During the jubilant scenes at Ibrox following a breathless Europa League semi-final victory over RB Leipzig, various Rangers players briefly stepped away from the celebrations to take a moment to contemplate the scale of their achievement.
Ryan Kent looked teary, John Lundstram was overwhelmed, and Kemar Roofe stood stunned as chaos ensued around him. A squad cobbled together with modest means had toppled yet another Bundesliga heavyweight, and this time they did it without a recognised centre forward.
After losing their first two group games in the competition, a first European final in 14 years looked like an improbable dream for the Scottish giants. Yet on a typically wet and dreich Glasgow evening on Thursday, the players ensured their remarkable adventure will end in Spanish sunshine.
The Rangers starting XI against the Germans cost less than £15 million to assemble. To put that in perspective, Leipzig expect to generate four times that amount from the anticipated sale of Christopher Nkunku this summer. Many of Giovanni Van Bronckhorst’s men have enhanced reputations due to their European exploits, but the majority of the squad have endured setbacks, hardship and rejection throughout their careers.
James Tavernier had seven loan spells in the English lower leagues before finding a permanent home in Glasgow, Joe Aribo was at Staines Town seven years ago, and Glen Kamara had to go on trial at Dundee after being released by Arsenal.
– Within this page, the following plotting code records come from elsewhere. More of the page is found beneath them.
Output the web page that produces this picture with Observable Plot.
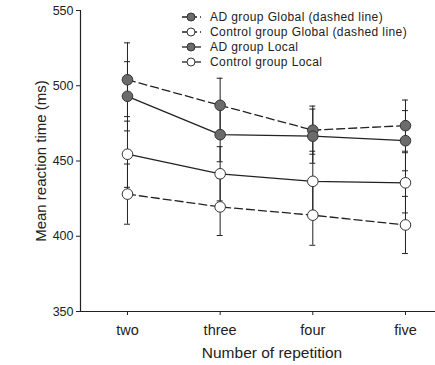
<!DOCTYPE html>
<html>
<head>
<meta charset="utf-8">
<script src="https://cdn.jsdelivr.net/npm/d3@7"></script>
<script src="https://cdn.jsdelivr.net/npm/@observablehq/plot@0.6"></script>
<style>
  html, body { margin: 0; padding: 0; background: #fff; }
  svg { display: block; }
</style>
</head>
<body>
<div id="chart"></div>
<script>
const reps = ["two", "three", "four", "five"];
const seriesNames = [
  "AD group Global (dashed line)",
  "Control group Global (dashed line)",
  "AD group Local",
  "Control group Local"
];
const adGlobal = [504, 487, 470.5, 473.5];
const adGlobalErr = [24.5, 18, 16, 17];
const ctrlGlobal = [428, 419.5, 414, 407.5];
const ctrlGlobalErr = [20, 19, 20, 19];
const adLocal = [493, 467.5, 466.5, 463.5];
const adLocalErr = [23, 18, 18, 20];
const ctrlLocal = [454.5, 441.5, 436.5, 435.5];
const ctrlLocalErr = [22, 18, 20, 20];
const yTicks = [350, 400, 450, 500, 550];

const seriesStyle = [
  {fill: "#6b6b6b", dash: "8,4"},
  {fill: "#ffffff", dash: "8,4"},
  {fill: "#6b6b6b", dash: null},
  {fill: "#ffffff", dash: null}
];
const values = [adGlobal, ctrlGlobal, adLocal, ctrlLocal];
const errs = [adGlobalErr, ctrlGlobalErr, adLocalErr, ctrlLocalErr];

const rows = [];
values.forEach((vals, s) => {
  vals.forEach((v, i) => {
    rows.push({series: seriesNames[s], s, i, rep: reps[i], value: v, lo: v - errs[s][i], hi: v + errs[s][i]});
  });
});

const capW = 0.032;
const ink = "#222";

const marks = [
  Plot.ruleY([350], {stroke: ink, strokeWidth: 1.2}),
  Plot.ruleX([-0.507], {stroke: ink, strokeWidth: 1.2}),
  Plot.axisY({ticks: yTicks, tickSize: 4, tickPadding: 3, label: null, fontSize: 12.5, color: ink}),
  Plot.axisX({ticks: [0, 1, 2, 3], tickFormat: i => reps[i], tickSize: 4, tickPadding: 9, label: null, fontSize: 14.5, color: ink, style: "letter-spacing:0.3px"}),
  Plot.text(["Mean reaction time (ms)"], {frameAnchor: "left", textAnchor: "middle", rotate: -90, dx: -39, fontSize: 15, fill: ink}),
  Plot.text(["Number of repetition"], {frameAnchor: "bottom", textAnchor: "middle", dy: 46, dx: 14, fontSize: 15.5, fill: ink, style: "letter-spacing:0.6px"}),
];

// lines
seriesNames.forEach((name, s) => {
  marks.push(Plot.line(rows.filter(d => d.s === s), {
    x: "i", y: "value", stroke: ink, strokeWidth: 1.3,
    strokeDasharray: seriesStyle[s].dash || undefined
  }));
});
// error bars
marks.push(Plot.ruleX(rows, {x: "i", y1: "lo", y2: "hi", stroke: ink, strokeWidth: 1}));
marks.push(Plot.ruleY(rows, {x1: d => d.i - capW, x2: d => d.i + capW, y: "lo", stroke: ink, strokeWidth: 1}));
marks.push(Plot.ruleY(rows, {x1: d => d.i - capW, x2: d => d.i + capW, y: "hi", stroke: ink, strokeWidth: 1}));
// points
marks.push(Plot.dot(rows, {
  x: "i", y: "value", r: 5.3,
  fill: d => seriesStyle[d.s].fill, stroke: "#333", strokeWidth: 1
}));

const chart = Plot.plot({
  width: 435,
  height: 365,
  marginLeft: 80,
  marginRight: 0,
  marginTop: 10,
  marginBottom: 54,
  style: {fontFamily: "'Liberation Sans', Arial, sans-serif", background: "#fff", color: ink},
  x: {type: "linear", domain: [-0.507, 3.324], axis: null},
  y: {domain: [350, 550], axis: null},
  marks
});

// legend inside the plot area
const svg = d3.select(chart);
const lg = svg.append("g")
  .attr("font-family", "'Liberation Sans', Arial, sans-serif")
  .attr("font-size", 12)
  .attr("letter-spacing", "0.4px")
  .attr("text-anchor", "start");
seriesNames.forEach((name, s) => {
  const y = 17 + s * 15;
  const g = lg.append("g").attr("transform", `translate(0,${y})`);
  g.append("line").attr("x1", 182).attr("x2", 201).attr("y1", 0).attr("y2", 0)
    .attr("stroke", ink).attr("stroke-width", 1.3)
    .attr("stroke-dasharray", seriesStyle[s].dash ? "6,3" : null);
  g.append("circle").attr("cx", 191).attr("cy", 0).attr("r", 4)
    .attr("fill", seriesStyle[s].fill).attr("stroke", "#333");
  g.append("text").attr("x", 210).attr("y", 0).attr("dy", "0.35em")
    .attr("fill", ink).text(name);
});

document.getElementById("chart").appendChild(chart);
</script>
</body>
</html>
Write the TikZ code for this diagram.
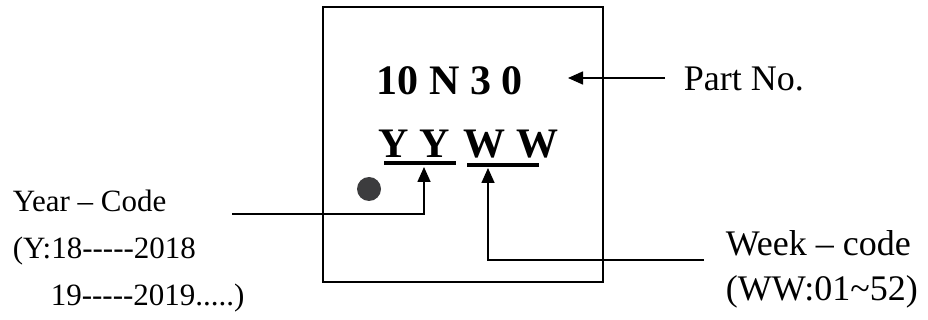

Leon Balogun and Lundstram also encountered early disappointment, yet the pair will soon participate in a European final.
The majority of the Rangers squad have had to fight and scrap to earn respect and recognition – and if they can overcome Eintracht Frankfurt and end a 50-year wait for a second European trophy, they will be forever remembered.
Over the last decade, only English or Spanish sides have claimed the Europa League title. The dominance of the big leagues has become all-encompassing, but Rangers can upset the trend, and strike a blow for historical clubs marginalised in the modern game.
Smaller leagues have, at least, been represented in the Europa Finals in recent years. Benfica (twice), Dnipro and Ajax have tried to record famous victories, but all have failed to overcome the might of English and Spanish powerhouses.
A cacophony of noise greeted the full-time whistle on Thursday evening, and the crowd played a pivotal role in driving their team across the finishing line. Regular attendees at Ibrox have become accustomed to glory nights in recent seasons, they arrive at the stadium with optimism and belief, and Steven Gerrard has to be credited with laying the foundations upon which Van Bronckhorst has built on.
In 2008, battle-hardened but weary, Rangers took to the field for a UEFA Cup final against Zenit Saint Petersburg. A hectic schedule hindered their build-up to the Manchester showpiece, although the Russian side, with Andrey Arshavin in their ranks, thoroughly merited victory. In contrast to 14 years ago, the Light Blues have little to play for in the remaining league fixtures and can rest and rotate players before embarking on the journey to Spain.
The winners of the Europa League will collect a cheque for €8.6 million, gain access to the Champions League group stages and book a spot in the Super Cup final next season.
It has the potential to be the most lucrative fixture in Rangers history. The riches on offer are significant for a Scottish club, it could set the Light Blues up for years to come, but at this stage of a European campaign, prestige and honour comes before finance.
Rangers welcome Dundee United to Ibrox on Sunday afternoon for their penultimate home game of the Premiership season.